Using the records that follow, copy every line containing the word "chart".
** BEGIN PROVIDED ENTRIES **
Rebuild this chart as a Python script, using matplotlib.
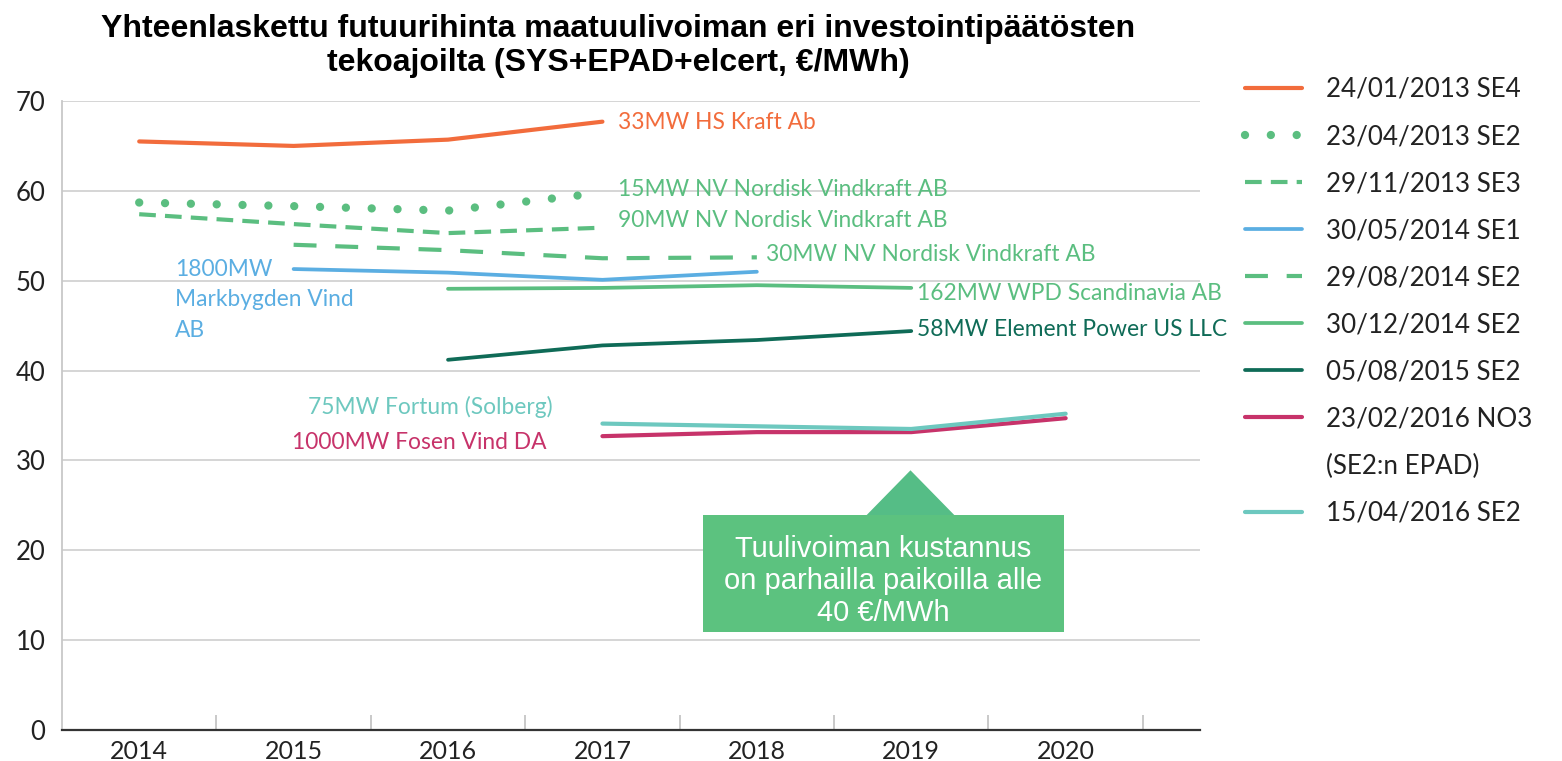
** END PROVIDED ENTRIES **
** BEGIN PROVIDED ENTRIES **
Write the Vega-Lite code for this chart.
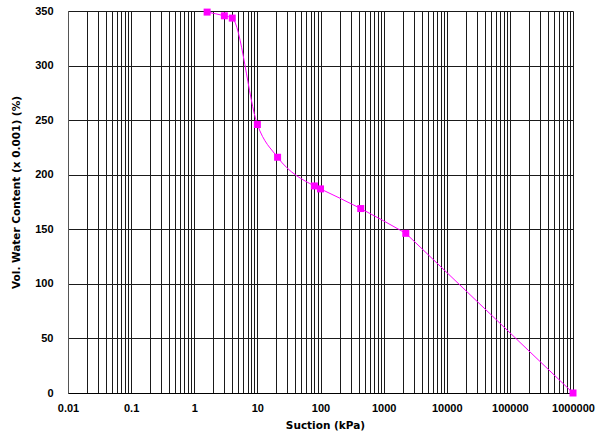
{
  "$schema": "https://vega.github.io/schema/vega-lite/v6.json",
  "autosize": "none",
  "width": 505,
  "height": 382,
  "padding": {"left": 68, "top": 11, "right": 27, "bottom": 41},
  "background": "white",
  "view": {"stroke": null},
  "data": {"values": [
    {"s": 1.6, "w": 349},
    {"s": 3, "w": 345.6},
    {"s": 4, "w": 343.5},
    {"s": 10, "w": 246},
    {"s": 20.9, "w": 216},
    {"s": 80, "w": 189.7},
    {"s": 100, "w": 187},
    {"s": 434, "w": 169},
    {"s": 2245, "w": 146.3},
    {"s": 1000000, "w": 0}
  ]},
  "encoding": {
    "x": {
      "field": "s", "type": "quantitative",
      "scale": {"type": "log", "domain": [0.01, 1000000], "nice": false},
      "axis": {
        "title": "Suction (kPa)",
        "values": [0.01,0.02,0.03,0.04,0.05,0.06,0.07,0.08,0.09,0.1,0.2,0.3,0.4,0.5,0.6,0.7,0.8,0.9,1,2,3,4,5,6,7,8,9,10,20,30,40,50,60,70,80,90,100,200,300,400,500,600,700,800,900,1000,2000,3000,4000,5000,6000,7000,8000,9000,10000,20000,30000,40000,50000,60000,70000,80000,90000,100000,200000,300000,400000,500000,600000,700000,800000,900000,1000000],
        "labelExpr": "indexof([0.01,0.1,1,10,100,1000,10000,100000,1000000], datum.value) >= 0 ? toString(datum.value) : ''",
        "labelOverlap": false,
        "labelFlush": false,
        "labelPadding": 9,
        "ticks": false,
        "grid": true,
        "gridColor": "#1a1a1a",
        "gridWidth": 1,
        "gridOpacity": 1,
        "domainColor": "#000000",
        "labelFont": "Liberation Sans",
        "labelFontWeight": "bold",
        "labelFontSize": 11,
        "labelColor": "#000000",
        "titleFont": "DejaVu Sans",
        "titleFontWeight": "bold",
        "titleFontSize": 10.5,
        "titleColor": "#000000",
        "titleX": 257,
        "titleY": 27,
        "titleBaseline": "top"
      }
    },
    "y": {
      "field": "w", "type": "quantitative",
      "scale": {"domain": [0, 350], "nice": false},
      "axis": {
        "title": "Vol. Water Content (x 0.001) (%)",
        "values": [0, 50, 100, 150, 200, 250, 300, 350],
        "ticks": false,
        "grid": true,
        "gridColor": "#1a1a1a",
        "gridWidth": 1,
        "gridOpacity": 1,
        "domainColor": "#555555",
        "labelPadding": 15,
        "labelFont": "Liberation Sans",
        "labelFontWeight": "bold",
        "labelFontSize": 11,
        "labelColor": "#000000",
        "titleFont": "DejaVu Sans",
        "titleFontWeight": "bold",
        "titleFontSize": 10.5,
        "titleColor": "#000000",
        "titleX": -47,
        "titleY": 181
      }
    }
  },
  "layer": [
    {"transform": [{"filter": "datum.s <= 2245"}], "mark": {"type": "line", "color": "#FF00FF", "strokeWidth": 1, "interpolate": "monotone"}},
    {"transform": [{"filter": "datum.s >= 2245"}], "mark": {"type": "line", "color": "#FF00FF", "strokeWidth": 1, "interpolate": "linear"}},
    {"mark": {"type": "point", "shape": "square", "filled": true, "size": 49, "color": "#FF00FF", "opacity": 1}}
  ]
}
** END PROVIDED ENTRIES **
_EXERCISE OUTPUT_
Rebuild this chart as a Python script, using matplotlib.
Write the Vega-Lite code for this chart.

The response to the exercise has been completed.